Return to Governor's Task Force on Higher Education Recommendations
GOVERNOR'S TASK FORCE ON HIGHER EDUCATION
- State government must make a dual commitment to higher education
funding sufficient to meet future needs and to reforms that increase
the productivity of our current system.
- In the 1995-97 biennium, the Legislature demonstrated its
ability to meet demands for increased access to higher education
within the framework of Initiative 601. While significant funding
challenges lay ahead, these challenges can be met within the present
- An effective long-term approach to higher education policy
should be guided by the following goals and principles:
- Recognition of the need for increased access to postsecondary
education, as projected by population trends and documented needs
of the state's economy.
- Higher education funding practices that respect the will of
the people for fiscal policy that is consistent with the intent
of Initiative 601.
- An emphasis on higher education as a student-centered rather
than an institution-centered system.
- Tuition policy that recognizes the shared responsibility of
the student and the state for the cost of obtaining a higher education,
coupled with financial aid policy that provides more assistance
to middle-income students.
- Continued state funding for workforce training, with incentives
for employers to share in those costs.
- Maximization of institutional capacity to serve more students
through revision of program offerings, redistribution of delivery
resources, improved coordination between the two-year and four-year
systems, expanded use of technology, and other reforms.

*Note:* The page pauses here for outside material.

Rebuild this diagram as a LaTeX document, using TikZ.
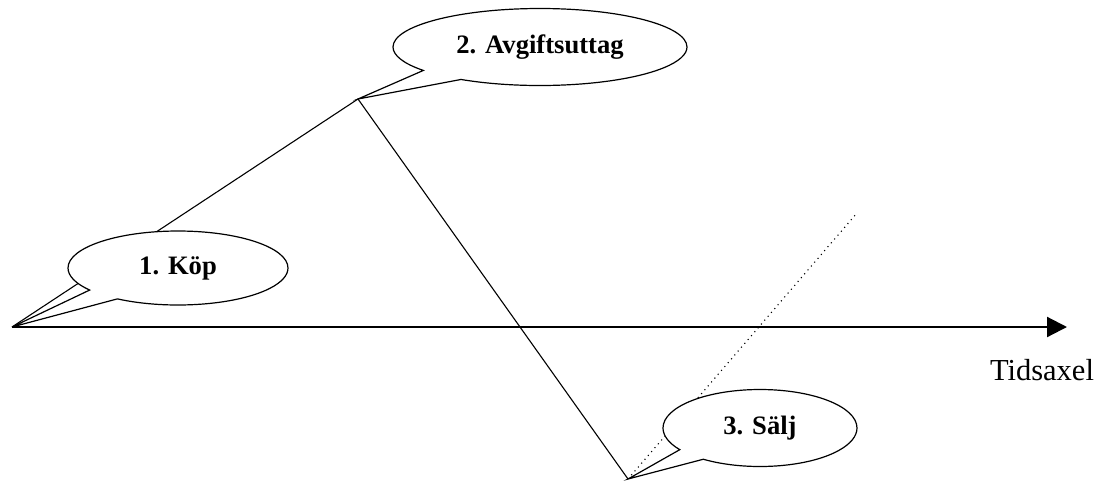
\documentclass[tikz,border=0pt]{standalone}
\usepackage{fontspec}
\setmainfont{Liberation Serif}
\usetikzlibrary{shapes.callouts,arrows.meta}

\begin{document}
\begin{tikzpicture}[
      x=0.5pt, y=-0.5pt,
      bubble/.style={ellipse callout, draw, fill=white, line width=0.6pt,
        callout pointer arc=20, font=\fontsize{13.3}{16}\selectfont\bfseries},
      price/.style={line width=0.55pt},
      axis/.style={line width=1.1pt, -{Triangle[length=10pt,width=10pt]}}
    ]
    \useasboundingbox (0,0) rectangle (1105,483);
    \coordinate (buy) at (12,327);
    \coordinate (fee) at (358,99);
    \coordinate (sell) at (628,479);
    \coordinate (later) at (857,213);
    \coordinate (axisend) at (1067,327);
    \draw[axis] (buy) -- (axisend);
    \node (time) at (1042,370) {\fontsize{15.25}{18}\selectfont Tidsaxel};
    \draw[price] (buy) -- (fee) -- (sell);
    \draw[price, dotted] (sell) -- (later);
    \node[bubble, minimum width=110pt, minimum height=37pt,
      callout absolute pointer={(buy)}] (kop) at (178,268) {1. Köp};
    \node[bubble, minimum width=147pt, minimum height=38.5pt,
      callout absolute pointer={(fee)}] (avgift) at (540,47) {2. Avgiftsuttag};
    \node[bubble, minimum width=97pt, minimum height=38.5pt,
      callout absolute pointer={(sell)}] (salj) at (760,428) {3. Sälj};
\end{tikzpicture}
\end{document}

- Greater collaboration between the K-12 and higher education
systems to increase access to postsecondary educational opportunities.
- The "dedicated fund proposal" does not adequately
meet the higher education goals and principles set out above,
and is inconsistent with principles of sound fiscal policy.
- Experts on state finances strongly criticize the use of earmarked
revenues and dedicated funds to support major state budget programs.
The National Conference of State Legislatures states that such
practices reduce needed flexibility in both budget and revenue
policy, cause misallocation of resources, and reduce legislative
oversight of state programs.
- The dedicated fund proposal offered to this task force would:
- Significantly diminish the ability of the Legislature to make
budget policy, hindering it from its essential task of allocating
available state resources among competing needs and priorities,
- Cause expenditures for higher education to be determined by
available earmarked revenues, thus risking both overfunding and
underfunding of this budget function;
- Risk harm to other important state programs and services,
some of which will also be affected by severe demographic pressures
in the years ahead;
- Reduce legislative oversight of higher education by removing
it from the normal budget process, and so reduce incentives for
greater efficiency, productivity and accountability in higher
- Reduce the ability of the state to make needed changes in
revenue policy by earmarking a set portion of state tax revenue
to higher education;
- Take a major step toward the dismantling the spending limit
approved by the voters in 1993 by removing a major budget function
from the state general fund.
- The dedicated fund proposal also raises important concerns
with regard to higher education policy:
- Its funding plan begins from an assumption of need for access
based on targeted "participation rates," a population-based
measure that bears insufficient relation to the needs of our economy
or the demands of our citizens for postsecondary educational services,
and that gives little direction as to the mix of services that
will be required.
- Indexing base budgets and tuition to inflation obstructs any
reform of the present tuition and financial aid systems to (1)
bring tuitions more closely in line with those of peer institutions;
(2) shift more of the state's higher education subsidy to lower-
and middle-income students, or (3) relate education costs more
closely to the markets for education services.
- The Task Force has not sufficiently explored the capacity
of the state's present higher education system to expand access
to postsecondary educational services through institutional reforms
and better coordination among the components of that system. The
dedicated fund proposal gives little attention to ways in which
more students can be served, at lower cost, by improving the productivity
of the system.
- The dedicated fund proposal sets targets for obtaining operating
efficiencies over time, and includes measures intended to increase
the accountability of the system. While these are commendable
goals, its core provisions for dedicated funding and automatic,
inflation-based increases in tuition and institutional base budgets
are almost certain to act as disincentives to the efficiency,
accountability and productivity that it seeks.